Whenever it comes parse the content of an external web page, cURL is a sweet tool for that.
A simple request from command line:
$ curl http://www.chrisrolle.com/blog
returns some HTML:
<!DOCTYPE html>
<html lang='en'>
<head>
<title>Christian Rolle</title>
<!--
some HTML
-->
</html>
But cURL can do so much more.
cURL request header
The request header can be set with option -H:
$ curl -H "Accept: application/json" \
http://www.chrisrolle.com/blog
If the API can respond to the requested JSON, it could like:
{
"articles":[
{ "title":"ActiveRecord equality - explained" },
{ "title":"Benchmark vs. question mark" }
]
}
For some standard HTTP header fields such as User-Agent, Cookie and Host, there is also another way to set them:
- -A (or –user-agent): for the “User-Agent” field
- -b (or –cookie): for the “Cookie” field
- -e (or –referer): for the “Referer” field
manipulating the User-Agent:
curl -A "Mozilla/5.0 (iPhone; U; CPU iPhone OS 4_3_3 like Mac OS X; en-us) AppleWebKit/533.17.9 (KHTML, like Gecko) Version/5.0.2 Mobile/8J2 Safari/6533.18.5" http://www.chrisrolle.com
or the referer URL:
curl --referer http://google.com http://www.chrisrolle.com
and even the cookie:
curl --cookie Sw33t-C00k1e-5ess10n-1D http://www.chrisrolle.com
cURL with parameters
Sometimes additional parameters have to be sent with option -d:
$ curl -X GET -H "Accept: application/json" -d "search=question" http://www.chrisrolle.com/blog
and the limited response:
{
"articles":[
{ "title":"Benchmark vs. question mark" }
]
}
cURL response header
The response header can be analyzed with option -I (or –head):
$ curl --head http://www.chrisrolle.com
HTTP/1.1 200 OK
Server: Cowboy
Date: Sun, 5 Jun 2016 10:44:35 GMT
Connection: keep-alive
X-Frame-Options: SAMEORIGIN
X-Xss-Protection: 1; mode=block
X-Content-Type-Options: nosniff
Strict-Transport-Security: max-age=0; includeSubDomains
Content-Type: text/html; charset=utf-8
Etag: W/"f0f8147b4d242b90067f4bfd2873b836"

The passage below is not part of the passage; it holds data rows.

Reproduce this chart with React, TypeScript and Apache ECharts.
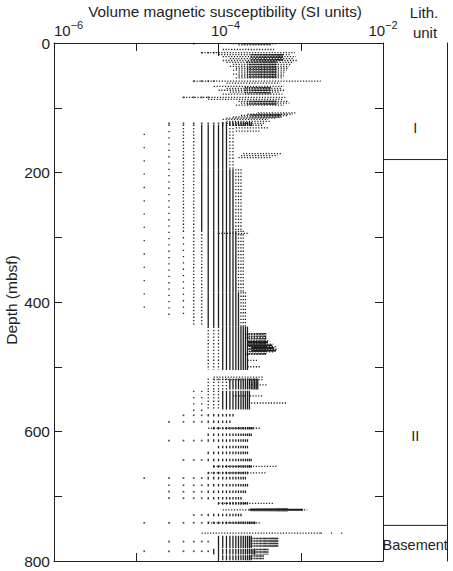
import React, { useEffect, useRef } from 'react';
import * as echarts from 'echarts';

// One instrument step of volume susceptibility, SI units
const QUANTUM = 1.25e-5;

// Vertical runs of readings: [depthTop (m), depthBottom (m), levelFrom, levelTo] (level × QUANTUM = SI value)
const solidStripes: number[][] = [
  [122, 128, 9, 20],
  [126, 195, 5, 10], [195, 290, 5, 12], [290, 385, 6, 13], [385, 438, 6, 14],
  [438, 485, 9, 18], [485, 505, 9, 18], [518, 535, 11, 24], [537, 566, 9, 19],
  [573, 577, 6, 12], [583, 587, 6, 11], [593, 597, 7, 21], [603, 607, 6, 20], [612, 616, 6, 18],
  [622, 626, 8, 18], [631, 635, 6, 18], [642, 646, 6, 20], [652, 656, 7, 20], [662, 666, 6, 18],
  [670, 674, 6, 17], [681, 685, 6, 18], [691, 695, 6, 17], [701, 705, 6, 15], [709, 713, 8, 18],
  [727, 731, 6, 15], [739, 743, 6, 22],
  [761, 780, 8, 20], [781, 790, 7, 22], [791, 799, 8, 20],
];
// Closely packed readings (dark clusters)
const denseStripes: number[][] = [
  [0, 2.5, 16, 34], [17, 28, 20, 48], [28, 55, 18, 40], [68, 80, 17, 34], [89, 97, 18, 40],
  [110, 115, 20, 45], [448, 482, 19, 30], [719, 723, 20, 55],
  [764, 778, 20, 42], [781, 790, 22, 32], [791, 799, 20, 28],
];
const dottedStripes: number[][] = [
  [126, 195, 11, 12], [126, 290, 3, 4], [290, 438, 4, 5], [195, 290, 13, 15], [290, 385, 14, 16],
  [385, 438, 15, 17], [438, 505, 6, 8], [518, 535, 6, 10], [537, 566, 6, 8],
];
const sparseStripes: number[][] = [
  [126, 420, 2, 2], [290, 420, 3, 3], [537, 570, 4, 5],
];
const rareStripes: number[][] = [
  [140, 420, 1, 1],
];

// Horizontal runs of readings at one depth: [depth (m), levelFrom, levelTo]
const dashRows: number[][] = [
  [0.8, 11, 40], [3, 14, 36], [10, 9, 38], [15, 5, 68], [18, 8, 60], [21, 9, 70], [24, 11, 64],
  [27, 9, 72], [30, 10, 66], [33, 12, 60], [36, 11, 58], [39, 13, 56], [42, 12, 54], [45, 14, 52],
  [48, 12, 50], [51, 14, 50], [54, 13, 48], [59, 4, 140], [62, 10, 45], [67, 7, 50], [70, 10, 46],
  [73, 8, 52], [76, 11, 44], [79, 9, 48], [84, 3, 52], [87, 6, 48], [90, 14, 55], [93, 15, 58],
  [96, 13, 50], [108, 24, 72], [110, 18, 64], [112, 15, 56], [114, 12, 48], [116, 10, 40],
  [118, 9, 32], [121, 10, 35], [124, 10, 30], [127, 12, 28], [131, 13, 32], [136, 13, 26],
  [171, 16, 47], [174, 15, 42], [177, 14, 35], [294, 8, 19],
  [450, 17, 28], [455, 17, 31], [460, 18, 34], [465, 18, 37], [469, 19, 40], [473, 18, 42],
  [477, 19, 38], [481, 17, 30], [490, 18, 24], [500, 18, 26],
  [516, 7, 28], [520, 7, 28], [528, 20, 32], [545, 12, 28], [556, 20, 55],
  [595, 6, 26], [654, 7, 41], [664, 6, 31], [711, 8, 37], [721, 9, 96], [741, 6, 26], [757, 5, 140],
];
const darkRows: number[][] = [
  [462, 18, 32], [467, 18, 36], [471, 20, 38], [475, 20, 40], [721, 19, 85],
];
const sparseRows: number[][] = [
  [757, 140, 320],
];
const dotRows: number[][] = [
  [1, 4, 4], [15, 5, 8], [59, 4, 7], [84, 3, 6], [124, 2, 9],
  [575, 3, 5], [585, 2, 5], [614, 2, 5], [644, 3, 5], [672, 1, 5], [683, 2, 5], [693, 2, 5],
  [703, 2, 5], [729, 4, 5], [741, 1, 5], [770, 2, 6], [785, 1, 6],
];

// Axes
const xTickExponents = [-6, -5, -4, -3, -2];
const depthMax = 800;
const depthLabelStep = 200;
const depthTitle = 'Depth (mbsf)';

// Lithologic units
const lithUnits = ['I', 'II', 'Basement'];
const lithBoundaries = [180, 745];
const lithLabelDepths = [131, 607, 775];

const INK = '#1e1e1e';
const FONT = 'Liberation Sans, Arial, Helvetica, sans-serif';

const lx = (k: number) => Math.log10(k * QUANTUM);

function stripeData(bands: number[][]) {
  const out: number[][] = [];
  for (const [t, b, k1, k2] of bands) for (let k = k1; k <= k2; k++) out.push([lx(k), t, b]);
  return out;
}
function rowData(rows: number[][]) {
  return rows.map(([d, k1, k2]) => [d, lx(k1), lx(k2)]);
}
function dotData(rows: number[][]) {
  const out: number[][] = [];
  for (const [d, k1, k2] of rows) for (let k = k1; k <= k2; k++) out.push([lx(k), d]);
  return out;
}

function vSeries(data: number[][], lineWidth: number, dash?: number[]) {
  return {
    type: 'custom', xAxisIndex: 0, yAxisIndex: 0, silent: true, clip: true,
    encode: { x: 0, y: [1, 2] }, data,
    renderItem: (_p: any, api: any) => {
      const a = api.coord([api.value(0), api.value(1)]);
      const b = api.coord([api.value(0), api.value(2)]);
      return { type: 'line', shape: { x1: a[0], y1: a[1], x2: b[0], y2: b[1] },
        style: { stroke: INK, lineWidth, lineDash: dash } };
    },
  };
}
function hSeries(data: number[][], lineWidth: number, dash?: number[]) {
  return {
    type: 'custom', xAxisIndex: 0, yAxisIndex: 0, silent: true, clip: true,
    encode: { x: [1, 2], y: 0 }, data,
    renderItem: (_p: any, api: any) => {
      const a = api.coord([api.value(1), api.value(0)]);
      const b = api.coord([api.value(2), api.value(0)]);
      return { type: 'line', shape: { x1: a[0], y1: a[1], x2: b[0], y2: b[1] },
        style: { stroke: INK, lineWidth, lineDash: dash } };
    },
  };
}

const xMin = xTickExponents[0];
const xMax = xTickExponents[xTickExponents.length - 1];

function xAxisPair(position: 'top' | 'bottom', withLabels: boolean) {
  return [
    {
      gridIndex: 0, type: 'value', position, min: xMin, max: xMax, interval: 1,
      axisLine: { show: true, onZero: false, lineStyle: { color: INK, width: 1 } },
      axisTick: { show: true, inside: true, length: 8, lineStyle: { color: INK } },
      axisLabel: { show: false }, splitLine: { show: false },
    },
    {
      gridIndex: 0, type: 'value', position, min: xMin, max: xMax, interval: 2,
      axisLine: { show: false, onZero: false },
      axisTick: { show: true, inside: true, length: 13, lineStyle: { color: INK } },
      axisLabel: {
        show: withLabels, margin: 5, alignMinLabel: 'left',
        formatter: (v: number) => {
          const e = Math.round(v);
          return (e === -4 ? '{p|}' : '') + '{b|10}{s|\u2212' + -e + '}';
        },
        rich: {
          b: { fontSize: 15, fontFamily: FONT, color: INK, verticalAlign: 'bottom', lineHeight: 19 },
          s: { fontSize: 11, fontFamily: FONT, color: INK, verticalAlign: 'top', lineHeight: 19 },
          p: { width: 14 },
        },
      },
      splitLine: { show: false },
    },
  ];
}

function yAxisDef(position: 'left' | 'right', withLabels: boolean) {
  return {
    gridIndex: 0, type: 'value', position, inverse: true, min: 0, max: depthMax, interval: 100,
    axisLine: { show: true, onZero: false, lineStyle: { color: INK, width: 1 } },
    axisTick: { show: true, inside: true, length: 8, lineStyle: { color: INK } },
    axisLabel: {
      show: withLabels, margin: 4, fontSize: 15.5, fontFamily: FONT, color: INK,
      formatter: (v: number) => (v % depthLabelStep === 0 ? String(v) : ''),
    },
    splitLine: { show: false },
  };
}

const lithData = lithUnits.map((u, i) => [i, lithLabelDepths[i], i > 0 ? lithBoundaries[i - 1] : -1]);

const option: any = {
  animation: false,
  backgroundColor: '#ffffff',
  textStyle: { fontFamily: FONT, color: INK },
  grid: [
    { left: 54, right: 70, top: 43, bottom: 10, containLabel: false, outerBoundsMode: 'none' },
    { left: 383, right: 5.5, top: 43, bottom: 10, containLabel: false, outerBoundsMode: 'none' },
  ],
  xAxis: [
    ...xAxisPair('top', true),
    ...xAxisPair('bottom', false),
    { gridIndex: 1, type: 'value', min: 0, max: 1, show: false },
  ],
  yAxis: [
    yAxisDef('left', true),
    yAxisDef('right', false),
    {
      gridIndex: 1, type: 'value', position: 'right', inverse: true, min: 0, max: depthMax,
      axisLine: { show: true, onZero: false, lineStyle: { color: INK, width: 1 } },
      axisTick: { show: false }, axisLabel: { show: false }, splitLine: { show: false },
    },
  ],
  graphic: [
    { type: 'text', x: 225, y: 11, style: { text: 'Volume magnetic susceptibility (SI units)', fontSize: 15.3, fontFamily: FONT, fill: INK, align: 'center', verticalAlign: 'middle' } },
    { type: 'text', x: 424, y: 12, style: { text: 'Lith.', fontSize: 15, fontFamily: FONT, fill: INK, align: 'center', verticalAlign: 'middle' } },
    { type: 'text', x: 425, y: 32, style: { text: 'unit', fontSize: 15, fontFamily: FONT, fill: INK, align: 'center', verticalAlign: 'middle' } },
    { type: 'text', x: 11, y: 300, rotation: Math.PI / 2, style: { text: depthTitle, fontSize: 15.5, fontFamily: FONT, fill: INK, align: 'center', verticalAlign: 'middle' } },
  ],
  series: [
    vSeries(stripeData(solidStripes), 1.3),
    vSeries(stripeData(denseStripes), 1.2, [1.5, 1]),
    vSeries(stripeData(dottedStripes), 1.3, [1.3, 2]),
    vSeries(stripeData(sparseStripes), 1.3, [1.3, 5]),
    vSeries(stripeData(rareStripes), 1.3, [1.3, 12]),
    hSeries(rowData(dashRows), 1.3, [1.2, 1.6]),
    hSeries(rowData(darkRows), 2),
    hSeries(rowData(sparseRows), 1.3, [1.2, 9]),
    {
      type: 'scatter', xAxisIndex: 0, yAxisIndex: 0, silent: true, symbol: 'rect', symbolSize: 1.7,
      itemStyle: { color: INK }, data: dotData(dotRows),
    },
    {
      type: 'custom', xAxisIndex: 4, yAxisIndex: 2, silent: true, data: lithData,
      encode: { x: 0, y: 1 },
      renderItem: (_p: any, api: any) => {
        const i = api.value(0);
        const children: any[] = [];
        const bd = api.value(2);
        if (bd >= 0) {
          const a = api.coord([0, bd]);
          const b = api.coord([1, bd]);
          children.push({ type: 'line', shape: { x1: a[0], y1: a[1], x2: b[0], y2: b[1] }, style: { stroke: INK, lineWidth: 1 } });
        }
        const c = api.coord([0.5, api.value(1)]);
        children.push({ type: 'text', style: { text: lithUnits[i], x: c[0], y: c[1], fontSize: 14.5, fontFamily: FONT, fill: INK, align: 'center', verticalAlign: 'middle' } });
        return { type: 'group', children };
      },
    },
  ],
};

export default function App() {
  const ref = useRef<HTMLDivElement>(null);
  useEffect(() => {
    const chart = echarts.init(ref.current!, null, { renderer: 'svg' });
    chart.setOption(option);
    return () => chart.dispose();
  }, []);
  return (
    <div
      ref={ref}
      style={{ position: 'fixed', left: 0, top: 0, width: 453, height: 571, background: '#fff' }}
    />
  );
}
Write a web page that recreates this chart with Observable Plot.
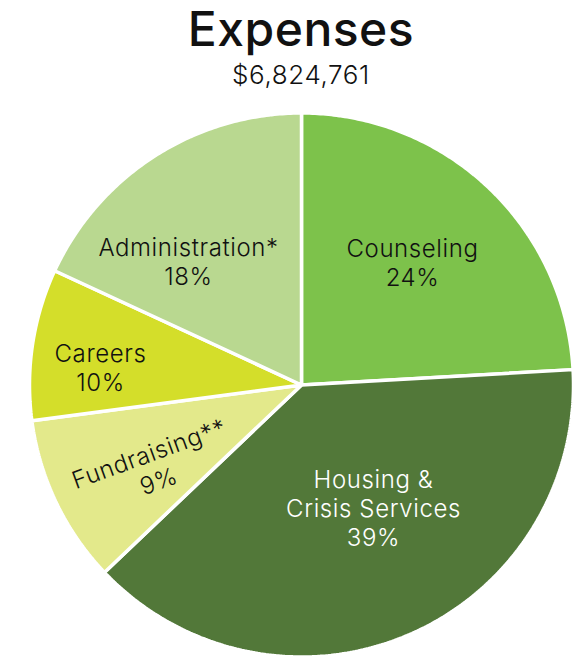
<!DOCTYPE html>
<html><head><meta charset="utf-8">
<script src="https://cdn.jsdelivr.net/npm/d3@7"></script>
<script src="https://cdn.jsdelivr.net/npm/@observablehq/plot@0.6"></script>
<style>
html,body{margin:0;padding:0;background:#fff;}
body{width:579px;height:656px;overflow:hidden;position:relative;font-family:Inter,"Noto Sans",sans-serif;color:#111;}
#title{position:absolute;left:0;width:602px;top:4px;text-align:center;font-size:48px;font-weight:500;line-height:50px;letter-spacing:0.5px;}
#subtitle{position:absolute;left:0;width:602px;top:60px;text-align:center;font-size:26px;font-weight:300;line-height:30px;letter-spacing:0.6px;}
#chart{position:absolute;left:0;top:100px;}
</style>
</head><body>
<div id="title">Expenses</div>
<div id="subtitle">$6,824,761</div>
<div id="chart"></div>
<script>
// Data
const categories = ["Counseling", "Housing & Crisis Services", "Fundraising**", "Careers", "Administration*"];
const shares = [24.1, 38.8, 10.0, 9.0, 18.1];           // wedge sizes as drawn
const percentLabels = ["24%", "39%", "9%", "10%", "18%"]; // printed labels
const labelNames = ["Counseling", "Housing &\nCrisis Services", "Fundraising**", "Careers", "Administration*"];

// Styles
const colors = ["#7dc24b", "#527839", "#e3e98b", "#d4de2a", "#b9d890"];
const textColors = ["#111", "#fff", "#111", "#111", "#111"];
// Layout: label centers (px offsets from pie centre, y up) and rotation
const labelPos = [[111, 123], [72, -123], [-148, -81.5], [-201, 18], [-113, 124]];
const labelRotate = [0, 0, -20, 0, 0];

const R = 272;
const arcs = d3.pie().sort(null).value(d => d)(shares);
const slicePts = [];
arcs.forEach((a, i) => {
  slicePts.push({cat: categories[i], x: 0, y: 0});
  const n = Math.max(2, Math.ceil((a.endAngle - a.startAngle) / 0.01));
  for (let k = 0; k <= n; k++) {
    const t = a.startAngle + (a.endAngle - a.startAngle) * k / n;
    slicePts.push({cat: categories[i], x: R * Math.sin(t), y: R * Math.cos(t)});
  }
});

const labels = categories.map((c, i) => ({
  cat: c,
  text: labelNames[i] + "\n" + percentLabels[i],
  x: labelPos[i][0], y: labelPos[i][1],
  rotate: labelRotate[i],
  color: textColors[i]
}));

const chart = Plot.plot({
  width: 579, height: 556, margin: 0,
  x: {domain: [-301, 278], axis: null},
  y: {domain: [-271.5, 284.5], axis: null},
  color: {domain: categories, range: colors},
  style: {fontFamily: "Inter, 'Noto Sans', sans-serif", background: "#fff", overflow: "visible", letterSpacing: "0.6px"},
  marks: [
    Plot.line(slicePts, {x: "x", y: "y", z: "cat", fill: "cat", stroke: "white", strokeWidth: 3.5, strokeLinejoin: "miter", curve: "linear-closed"}),
    Plot.text(labels, {x: "x", y: "y", text: "text", rotate: "rotate", fill: d => d.color, fontSize: 24, fontWeight: 300, lineHeight: 1.21, textAnchor: "middle"})
  ]
});
document.getElementById("chart").appendChild(chart);
</script>
</body></html>
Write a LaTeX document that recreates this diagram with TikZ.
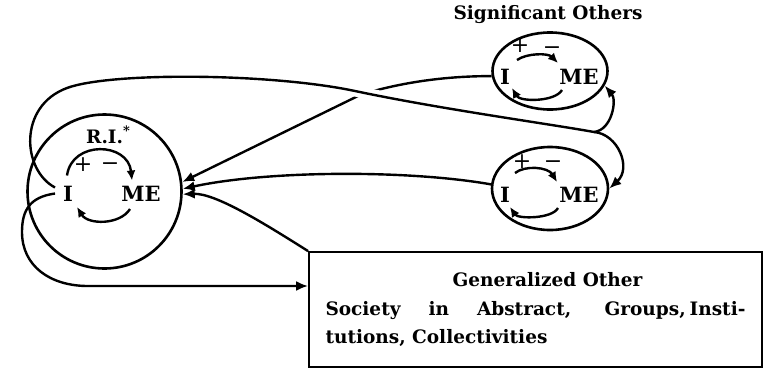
\documentclass[tikz,border=0pt]{standalone}
\usepackage{fontspec}
\setmainfont{DejaVu Serif}
\usetikzlibrary{arrows.meta,shapes.geometric,calc}
\pgfdeclarelayer{bg}
\pgfsetlayers{bg,main}
\begin{document}
\begin{tikzpicture}[x=1pt,y=-1pt,
  selfcircle/.style={circle,draw,line width=2.6pt,minimum size=154pt,inner sep=0pt},
  otherellipse/.style={ellipse,draw,line width=2.6pt,inner sep=0pt},
  title/.style={font=\fontsize{18.5}{22}\selectfont\bfseries,inner sep=0pt},
  word/.style={font=\fontsize{21}{24}\selectfont\bfseries,inner sep=0pt},
  sign/.style={font=\fontsize{22}{24}\selectfont,inner sep=0pt},
  genbox/.style={draw,line width=1.8pt,minimum width=453pt,minimum height=115pt,text width=420pt,align=justify,font=\fontsize{18.5}{28.5}\selectfont\bfseries,inner sep=0pt},
  link/.style={line width=2.4pt,-{Latex[length=12pt,width=10pt]}},
  plainlink/.style={line width=2.4pt},
  cyc/.style={line width=2.4pt,-{Latex[length=10pt,width=9pt]}},
  gap/.style={preaction={draw,white,line width=11pt}}
]
\useasboundingbox (0,0) rectangle (767,370);

% Reflective self
\node[selfcircle] (ri) at (104.5,191.5) {};
\node[title] (rilabel) at (108,135) {R.I.\raisebox{0.45em}{\fontsize{13}{13}\selectfont *}};
\node[word] (riI) at (68,193.5) {I};
\node[word] (riME) at (141,193.5) {ME};
\node[sign] (riplus) at (83,165) {+};
\node[sign] (riminus) at (110,167) {−};

% Significant others
\node[title] (sotitle) at (548,15) {Significant Others};
\node[otherellipse,minimum width=115pt,minimum height=77pt] (so1) at (550,71) {};
\node[word] (so1I) at (505,77) {I};
\node[word] (so1ME) at (579,77) {ME};
\node[sign] (so1plus) at (520,46) {+};
\node[sign] (so1minus) at (552,51) {−};

\node[otherellipse,minimum width=116pt,minimum height=83pt] (so2) at (550,188.5) {};
\node[word] (so2I) at (505,195) {I};
\node[word] (so2ME) at (579,195) {ME};
\node[sign] (so2plus) at (522,162) {+};
\node[sign] (so2minus) at (553,165) {−};

% Generalized other
\node[genbox] (gen) at (535.5,309.5) {\noindent\makebox[420pt][c]{\hspace*{24pt}Generalized Other}\par
\noindent Society in Abstract, Groups,\kern4pt Insti-\linebreak tutions, Collectivities};

\coordinate (j) at (594,132);
\coordinate (bl) at (88,286);

\begin{pgfonlayer}{bg}
% significant other (top) to R.I.
\draw[link] (so1.185) .. controls (440,76) and (395,84) .. (360,95) -- (ri.7);
% loop from I over the top to both significant others
\draw[plainlink,gap] ($(riI)+(-13,-6)$) .. controls (22,170) and (18,106) .. (67,88)
   .. controls (110,72) and (270,73) .. (355,91)
   .. controls (440,109) and (550,124) .. (j);
\draw[link] (j) .. controls (612,130) and (617,100) .. (so1.-15);
\draw[link] (j) .. controls (618,134) and (632,168) .. (so2.east);
% significant other (bottom) to R.I.
\draw[link] (so2.176) .. controls (410,170) and (270,170) .. (ri.2);
% generalized other to R.I.
\draw[link] (gen.north west) .. controls (262,222) and (215,193) .. (ri.-2);
% loop from I under to generalized other
\draw[link] ($(riI)+(-13,0)$) .. controls (30,197) and (22,210) .. (22,232)
   .. controls (22,266) and (50,286) .. (bl) -- (gen.west |- bl);
\end{pgfonlayer}

% I - ME cycles
\draw[cyc] ($(riI)+(-1,-18)$) .. controls (72,140) and (128,142) .. ($(riME)+(-9,-13)$);
\draw[cyc] ($(riME)+(-11,15.5)$) .. controls (120,225) and (88,225) .. ($(riI)+(9,13.5)$);
\draw[cyc] ($(so1I)+(12,-17)$) .. controls (527,53) and (548,53) .. ($(so1ME)+(-21,-14)$);
\draw[cyc] ($(so1ME)+(-17,13)$) .. controls (555,102) and (520,102) .. ($(so1I)+(7,11)$);
\draw[cyc] ($(so2I)+(10,-22)$) .. controls (525,165) and (548,167) .. ($(so2ME)+(-22,-13)$);
\draw[cyc] ($(so2ME)+(-21,13)$) .. controls (552,219) and (518,219) .. ($(so2I)+(5,12)$);
\end{tikzpicture}
\end{document}
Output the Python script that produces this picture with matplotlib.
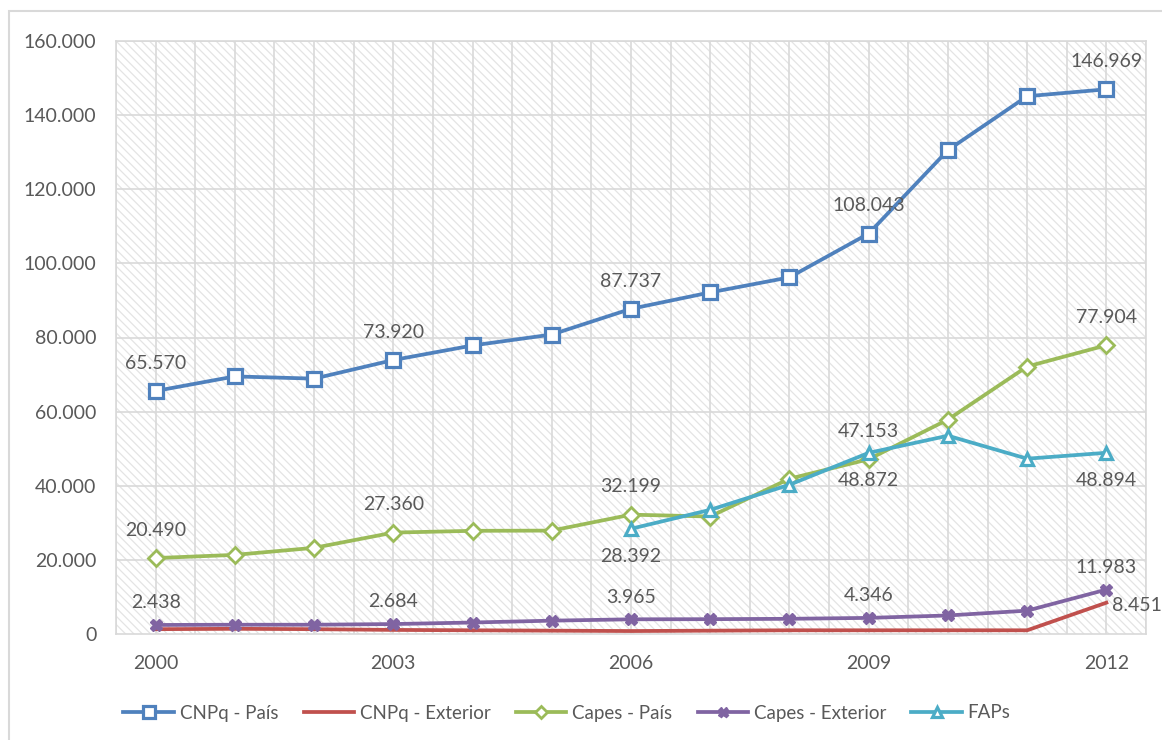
import matplotlib
matplotlib.use('Agg')
import matplotlib.pyplot as plt
from matplotlib.patches import Rectangle

anos = [2000, 2001, 2002, 2003, 2004, 2005, 2006, 2007, 2008, 2009, 2010, 2011, 2012]

cnpq_pais = [65570, 69500, 68900, 73920, 77850, 80800, 87737, 92170, 96230, 108043, 130550, 145100, 146969]
cnpq_exterior = [1300, 1400, 1300, 1100, 1000, 900, 800, 900, 1000, 1000, 1000, 1000, 8451]
capes_pais = [20490, 21350, 23250, 27360, 27840, 27900, 32199, 31700, 41900, 47153, 57850, 72170, 77904]
capes_exterior = [2438, 2500, 2500, 2684, 3100, 3600, 3965, 4000, 4100, 4346, 5000, 6300, 11983]
faps_anos = [2006, 2007, 2008, 2009, 2010, 2011, 2012]
faps = [28392, 33500, 40270, 48872, 53500, 47300, 48894]

anos_rotulo = [2000, 2003, 2006, 2009, 2012]

plt.rcParams['font.family'] = ['Lato', 'DejaVu Sans']
plt.rcParams['hatch.linewidth'] = 0.9
cinza = '#595959'
grade = '#d9d9d9'

fig = plt.figure(figsize=(11.62, 7.4), dpi=100)
ax = fig.add_axes([116/1162, 1 - 634/740, 1030/1162, 593/740])

# fundo hachurado
fundo = Rectangle((0, 0), 1, 1, transform=ax.transAxes, facecolor='white',
                  edgecolor='#e4e4e4', hatch='\\\\\\\\', linewidth=0, zorder=0)
ax.add_patch(fundo)

ax.set_xlim(1999.5, 2012.5)
ax.set_ylim(0, 160000)

for x in [1999.5 + 0.5 * i for i in range(27)]:
    ax.axvline(x, color=grade, lw=1.2, zorder=1)
for y in range(20000, 160001, 20000):
    ax.axhline(y, color=grade, lw=1.2, zorder=1)

ax.plot(anos, cnpq_pais, color='#4f81bd', lw=2.7, marker='s', ms=10,
        mfc='white', mec='#4f81bd', mew=2.3, label='CNPq - País', zorder=5)
ax.plot(anos, cnpq_exterior, color='#c0504d', lw=2.7, label='CNPq - Exterior', zorder=4)
ax.plot(anos, capes_pais, color='#9bbb59', lw=2.7, marker='D', ms=8,
        mfc='white', mec='#9bbb59', mew=2.0, label='Capes - País', zorder=4)
ax.plot(anos, capes_exterior, color='#8064a2', lw=2.7, marker='X', ms=9,
        mfc='#8064a2', mec='#8064a2', label='Capes - Exterior', zorder=5)
ax.plot(faps_anos, faps, color='#4bacc6', lw=2.7, marker='^', ms=9,
        mfc='white', mec='#4bacc6', mew=2.3, label='FAPs', zorder=5)

def fmt(v):
    return f'{v:,}'.replace(',', '.')

def rotular(xs, ys, dy, quais, dx=0, ha='center'):
    for x, y in zip(xs, ys):
        if x in quais:
            ax.annotate(fmt(y), (x, y), xytext=(dx, dy), textcoords='offset points',
                        ha=ha, va='center', fontsize=14, color=cinza, zorder=6)

rotular(anos, cnpq_pais, 20, anos_rotulo)
rotular(anos, capes_pais, 20, anos_rotulo)
rotular(anos, capes_exterior, 16, anos_rotulo)
rotular(faps_anos, faps, -20, [2006, 2009, 2012])
rotular(anos, cnpq_exterior, -2, [2012], dx=4, ha='left')

ax.set_xticks(anos_rotulo)
ax.set_yticks(range(0, 160001, 20000))
ax.set_yticklabels(['0'] + [fmt(v) for v in range(20000, 160001, 20000)])
ax.tick_params(axis='both', length=0, labelsize=14, labelcolor=cinza)
ax.tick_params(axis='y', pad=14)
ax.tick_params(axis='x', pad=15)
for s in ax.spines.values():
    s.set_color(grade)
    s.set_linewidth(1.2)

leg = fig.legend(loc='center', bbox_to_anchor=(567/1162, 1 - 713/740), ncol=5,
                 frameon=False, fontsize=13.5, labelcolor=cinza, handlelength=2.7,
                 handletextpad=0.3, columnspacing=1.35, markerscale=0.8)

fig.add_artist(Rectangle((9/1162, -0.1), 1.2, 1.1 - 11/740, transform=fig.transFigure,
                         fill=False, edgecolor=grade, lw=1.5))

fig.savefig('out.png', dpi=100)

Cache-Control: max-age=0, private, must-revalidate
Set-Cookie: request_method=HEAD; path=/
Set-Cookie: _session=xxx; path=/; HttpOnly
X-Request-Id: e8fa64a4-36c8-9111-8322-126a0d236bc9
X-Runtime: 0.163079
Via: 1.1 vegur
cURL cookie session
For session reasons it might be useful to store the cookie into a file:
curl --cookie-jar cookie.txt http://www.chrisrolle.com
for later usage:
curl --cookie cookie.txt http://www.chrisrolle.com
cURL form substitute
A form submit also can be faked. POST as the standard HTTP verb for forms has to be set explicitly and the appropriate parameters has to be sent along likewise:
curl -X POST -d 'id=123&person[name]=Christian' http://example.com/form
For multipart forms there is the option-F (or –form):
curl --form upload=@people.csv \
--form press=submit http://example.com/form
More options are described in the manpage.